The toll on household budgets was equally visible. In Santa Cruz, long lines at fuel pumps reflected YPFB's decision to reduce diesel and gasoline quotas allocated to the region, as denounced by the Asociación de Surtidores del Sur (Asosur), reported by El Deber. The state-owned company stated it would normalize supply, but the operational shortage amid the unblocking is fueling doubts about the logistical capacity of the energy system in a country that, paradoxically, ranks twelfth in the world with the cheapest gasoline, according to Los Tiempos, sustained by a subsidy the government maintains despite its growing fiscal cost.

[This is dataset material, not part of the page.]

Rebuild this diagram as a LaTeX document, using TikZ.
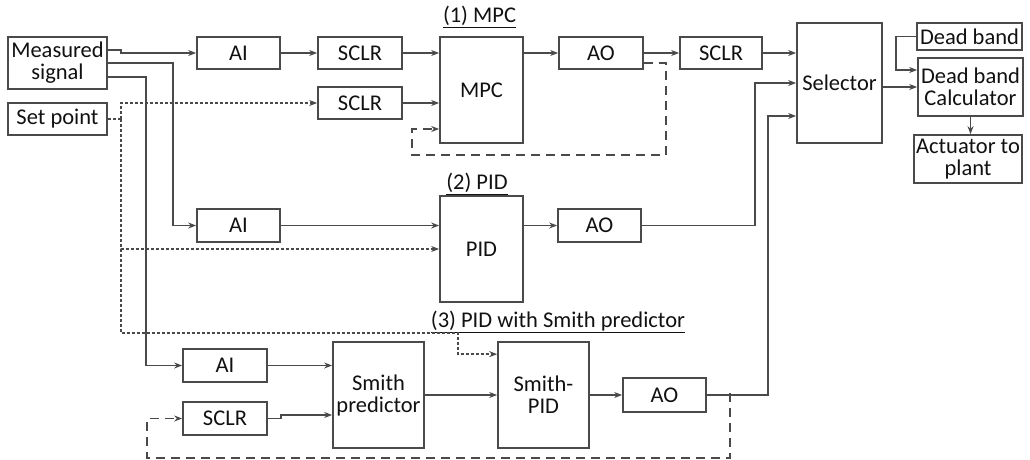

That cost is part of a macroeconomic picture that allows no euphemisms. The Central Bank confirmed in its 2025 report, cited by Los Tiempos, that Bolivia is in a technical recession. External debt is growing, current expenditures rose 43% in a decade while revenues advanced only 28%, and the Minister of Economy himself warned that growth could be negative in 2026 once the effects of the forty-seven-day conflict are factored in. "We need all the external help we can get," the minister declared, according to El Deber, in a phrase that captures with unusual candor the precariousness of public finances. May inflation surged as a direct consequence of the road closures and structural problems that predate the conflict, although some analysts cited by El Deber estimate the monthly figure could close somewhat lower than expected.
Against this backdrop, regional governors demanded a fiscal pact, greater investment, and budgetary autonomy, while the Cámara de Industrias proposed the creation of a reactivation fund and a family bonus. The Chamber of Deputies approved a $118.5 million loan earmarked for road works and sent it to the Senate, as confirmed by both Opinión Bolivia and Los Tiempos, in a sign that the Executive is attempting to combine austerity with infrastructure investment to sustain activity.
On the financial front, country risk fell to 378 basis points, according to La Razón Digital, and Fitch Ratings upgraded the sovereign rating to CCC, a signal the Ministry of Economy celebrated publicly. The recent issuance of $1 billion in sovereign bonds and the IDB's commitment of up to $4.5 billion provide a liquidity cushion, although economists such as Juan Antonio Morales insist that a formal agreement with the IMF remains indispensable. The Washington-based body's recommendation, which laid out ten adjustment measures, hangs over the internal political debate without resolution in sight.
In the coming days, the attention of markets and economic operators will be concentrated on three simultaneous fronts: the actual speed with which routes are cleared and supply chains are restored, the behavior of the May inflation print to be released by statistical authorities, and the fate of the road loan approved in the lower house as it moves through the Senate. The solidity of the agreement between the COB and the government, under permanent strain from fiscal fragility, will determine whether Bolivia manages to stabilize its course before accumulated damage turns the technical recession into a more prolonged contraction.